Most hostels in and around Agra offer this tour (200-250 Rs per person) but I found that the best way is to do it yourself from Dusshera ghat. To reach Dusshera ghat, head to the Taj Mahal’s east gate from Taj East Gate Road and, as soon as you pass the ticket office, take a right and follow the Taj’s perimeter wall all the way to the waterfront. As boat rides are not advertised, it is best to ask around at the jetty to see if anyone will take you. When I visited, there were a few policemen on the jetty but they didn’t seem to mind me hopping aboard a boat. For the best view of the Taj, visit at sunset or sunrise.
We paid 100 rupees (around £1.10) each for a 15 – 20-minute ride.
Check out this blog post for a detailed account of how to take a sunset boat ride at the Taj Mahal.
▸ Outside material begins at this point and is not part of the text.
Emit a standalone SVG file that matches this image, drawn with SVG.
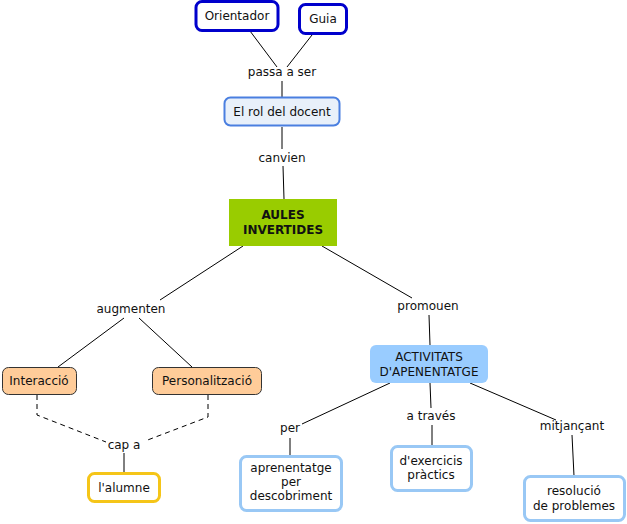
<svg xmlns="http://www.w3.org/2000/svg" width="627" height="524" viewBox="0 0 627 524">
<style>
text{font-family:"DejaVu Sans",Verdana,sans-serif;font-size:12px;fill:#111;text-anchor:middle}
.c{stroke:#000;stroke-width:1;fill:none}
.d{stroke:#000;stroke-width:1;fill:none;stroke-dasharray:5,4}
.top{fill:#fff;stroke:#0000cc;stroke-width:3}
.blue{fill:#fff;stroke:#99c8f5;stroke-width:3}
.peach{fill:#ffcc99;stroke:#333;stroke-width:1}
</style>
<rect width="627" height="524" fill="#fff"/>
<g id="connectors">
<line class="c" x1="250" y1="31" x2="277" y2="67"/>
<line class="c" x1="312" y1="35" x2="287" y2="67"/>
<line class="c" x1="282" y1="81" x2="282" y2="97"/>
<line class="c" x1="282" y1="127" x2="282" y2="149"/>
<line class="c" x1="283" y1="166" x2="284" y2="199"/>
<line class="c" x1="243" y1="246" x2="160" y2="300"/>
<line class="c" x1="322" y1="246" x2="412" y2="298"/>
<line class="c" x1="124" y1="318" x2="58" y2="367"/>
<line class="c" x1="139" y1="318" x2="192" y2="367"/>
<polyline class="d" points="37,395 37,415 106,442"/>
<polyline class="d" points="208,395 208,417 145,441"/>
<line class="c" x1="124" y1="453" x2="124" y2="473"/>
<line class="c" x1="429" y1="315" x2="430" y2="345"/>
<line class="c" x1="390" y1="383" x2="302" y2="424"/>
<line class="c" x1="430" y1="383" x2="431" y2="408"/>
<line class="c" x1="470" y1="383" x2="556" y2="420"/>
<line class="c" x1="290" y1="438" x2="290" y2="455"/>
<line class="c" x1="432" y1="425" x2="432" y2="446"/>
<line class="c" x1="572" y1="435" x2="574" y2="476"/>
<text x="282" y="76">passa a ser</text>
<text x="282" y="162">canvien</text>
<text x="131" y="313">augmenten</text>
<text x="428" y="310">promouen</text>
<text x="124" y="449">cap a</text>
<text x="290" y="432">per</text>
<text x="431" y="420">a través</text>
<text x="572" y="430">mitjançant</text>
</g>
<g id="orientador"><rect class="top" x="196" y="1.5" width="82" height="29" rx="6"/><text x="237" y="20">Orientador</text></g>
<g id="guia"><rect class="top" x="299.5" y="4.5" width="47" height="29" rx="6"/><text x="323" y="23">Guia</text></g>
<g id="rol"><rect x="224.5" y="97.5" width="115" height="28" rx="6" fill="#e8f0fa" stroke="#4a7fe0" stroke-width="2"/><text x="282" y="116">El rol del docent</text></g>
<g id="aules"><rect x="229" y="199" width="108" height="47" fill="#99cc00"/><text x="283" y="219" font-weight="bold" font-size="13">AULES</text><text x="283" y="234" font-weight="bold" font-size="13">INVERTIDES</text></g>
<g id="interaccio"><rect class="peach" x="2.5" y="367.5" width="74" height="27" rx="6"/><text x="39" y="385">Interacció</text></g>
<g id="personalitzacio"><rect class="peach" x="152.5" y="367.5" width="109" height="27" rx="6"/><text x="207" y="385">Personalització</text></g>
<g id="alumne"><rect x="88.5" y="473.5" width="71" height="28" rx="6" fill="#fff" stroke="#f5c518" stroke-width="3"/><text x="124" y="492">l'alumne</text></g>
<g id="activitats"><rect x="370" y="345" width="118" height="38" rx="6" fill="#99ccff"/><text x="429" y="361">ACTIVITATS</text><text x="429" y="376">D'APENENTATGE</text></g>
<g id="aprenentatge"><rect class="blue" x="240.5" y="456.5" width="101" height="54" rx="6"/><text x="291" y="472">aprenentatge</text><text x="291" y="486">per</text><text x="291" y="500">descobriment</text></g>
<g id="exercicis"><rect class="blue" x="391.5" y="446.5" width="80" height="44" rx="6"/><text x="431" y="465">d'exercicis</text><text x="431" y="479">pràctics</text></g>
<g id="resolucio"><rect class="blue" x="524.5" y="476.5" width="100" height="44" rx="6"/><text x="574" y="495">resolució</text><text x="574" y="510">de problemes</text></g>
</svg>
From a Rooftop Cafe or Restaurant
While it took many tuk-tuk rides, entrance fees and bartering with local boat owners to find all of the best viewpoints of the Taj Mahal, I needed really have bothered. One of the best spots for viewing the famous mausoleum is right in the center of the city, the Taj Ganj, an area popular for budget accommodation. Many of the hotels in this neighborhood have rooftop terraces and cafes, meaning you can grab a coffee and enjoy an unparalleled view of the Taj and the Great Gate. I tried the rooftop of Hotel Saniya Palace and the view was spectacular. The majority of the restaurants around Taj Ganj don’t carry an alcohol license, however, if you ask nicely they will soon find you an ice-cold beer. Just be warned, the food probably won’t live up to the view.